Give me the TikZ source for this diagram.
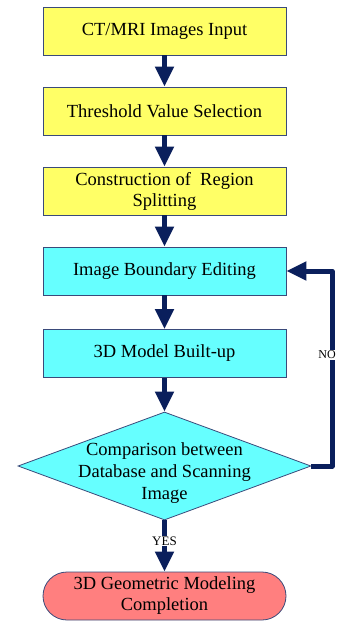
\documentclass[tikz,border=0pt]{standalone}
\usepackage{fontspec}
\setmainfont{Liberation Serif}
\usetikzlibrary{shapes.geometric,arrows.meta}
\definecolor{boxline}{HTML}{3A4A7A}
\definecolor{arrowcol}{HTML}{0A1F5C}
\definecolor{yel}{HTML}{FFFF66}
\definecolor{cya}{HTML}{66FFFF}
\definecolor{pinkred}{HTML}{FF7F7F}
\begin{document}
\begin{tikzpicture}[x=1pt,y=-1pt,
  txt/.style={align=center,font=\fontsize{18.5}{21}\selectfont},
  procbox/.style={txt,draw=boxline,line width=0.8pt,minimum width=243pt,minimum height=48pt,inner sep=0pt},
  flowarrow/.style={draw=arrowcol,line width=5pt,-{Triangle[length=20pt,width=18pt]}},
  lbl/.style={fill=white,inner sep=1pt,font=\fontsize{13}{14}\selectfont}]
\useasboundingbox (0,0) rectangle (339,621);
\node[procbox,fill=yel] (b1) at (164.5,31) {CT/MRI Images Input};
\node[procbox,fill=yel] (b2) at (164.5,111) {Threshold Value Selection};
\node[procbox,fill=yel] (b3) at (164.5,191) {Construction of~ Region\\Splitting};
\node[procbox,fill=cya] (b4) at (164.5,271) {Image Boundary Editing};
\node[procbox,fill=cya] (b5) at (164.5,353.5) {3D Model Built-up};
\node[diamond,draw=boxline,line width=0.8pt,fill=cya,aspect=2.7,minimum width=293pt,minimum height=108pt,inner sep=0pt] (d) at (164.5,466) {};
\node[txt,font=\fontsize{18.5}{22}\selectfont] (dt) at (164.5,473) {Comparison between\\Database and Scanning\\Image};
\node[procbox,fill=pinkred,rounded corners=24pt] (t) at (164.5,596) {3D Geometric Modeling\\Completion};
\draw[flowarrow] (b1.south) -- (b2.north);
\draw[flowarrow] (b2.south) -- (b3.north);
\draw[flowarrow] (b3.south) -- (b4.north);
\draw[flowarrow] (b4.south) -- (b5.north);
\draw[flowarrow] (b5.south) -- (d.north);
\draw[flowarrow] (d.south) -- node[lbl,pos=0.4]{YES} (t.north);
\coordinate (c1) at (332,466);
\coordinate (c2) at (332,271);
\draw[flowarrow,line join=round] (d.east) -- (c1) -- (c2) -- (b4.east);
\node[lbl,font=\fontsize{12}{13}\selectfont] (no) at (327,355) {NO};
\end{tikzpicture}
\end{document}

Task brief: Leave out all pictures, then copy the remaining material exactly.

Correct output:
Give me the TikZ source for this diagram.
\documentclass[tikz,border=0pt]{standalone}
\usepackage{fontspec}
\setmainfont{Liberation Serif}
\usetikzlibrary{shapes.geometric,arrows.meta}
\definecolor{boxline}{HTML}{3A4A7A}
\definecolor{arrowcol}{HTML}{0A1F5C}
\definecolor{yel}{HTML}{FFFF66}
\definecolor{cya}{HTML}{66FFFF}
\definecolor{pinkred}{HTML}{FF7F7F}
\begin{document}
\begin{tikzpicture}[x=1pt,y=-1pt,
  txt/.style={align=center,font=\fontsize{18.5}{21}\selectfont},
  procbox/.style={txt,draw=boxline,line width=0.8pt,minimum width=243pt,minimum height=48pt,inner sep=0pt},
  flowarrow/.style={draw=arrowcol,line width=5pt,-{Triangle[length=20pt,width=18pt]}},
  lbl/.style={fill=white,inner sep=1pt,font=\fontsize{13}{14}\selectfont}]
\useasboundingbox (0,0) rectangle (339,621);
\node[procbox,fill=yel] (b1) at (164.5,31) {CT/MRI Images Input};
\node[procbox,fill=yel] (b2) at (164.5,111) {Threshold Value Selection};
\node[procbox,fill=yel] (b3) at (164.5,191) {Construction of~ Region\\Splitting};
\node[procbox,fill=cya] (b4) at (164.5,271) {Image Boundary Editing};
\node[procbox,fill=cya] (b5) at (164.5,353.5) {3D Model Built-up};
\node[diamond,draw=boxline,line width=0.8pt,fill=cya,aspect=2.7,minimum width=293pt,minimum height=108pt,inner sep=0pt] (d) at (164.5,466) {};
\node[txt,font=\fontsize{18.5}{22}\selectfont] (dt) at (164.5,473) {Comparison between\\Database and Scanning\\Image};
\node[procbox,fill=pinkred,rounded corners=24pt] (t) at (164.5,596) {3D Geometric Modeling\\Completion};
\draw[flowarrow] (b1.south) -- (b2.north);
\draw[flowarrow] (b2.south) -- (b3.north);
\draw[flowarrow] (b3.south) -- (b4.north);
\draw[flowarrow] (b4.south) -- (b5.north);
\draw[flowarrow] (b5.south) -- (d.north);
\draw[flowarrow] (d.south) -- node[lbl,pos=0.4]{YES} (t.north);
\coordinate (c1) at (332,466);
\coordinate (c2) at (332,271);
\draw[flowarrow,line join=round] (d.east) -- (c1) -- (c2) -- (b4.east);
\node[lbl,font=\fontsize{12}{13}\selectfont] (no) at (327,355) {NO};
\end{tikzpicture}
\end{document}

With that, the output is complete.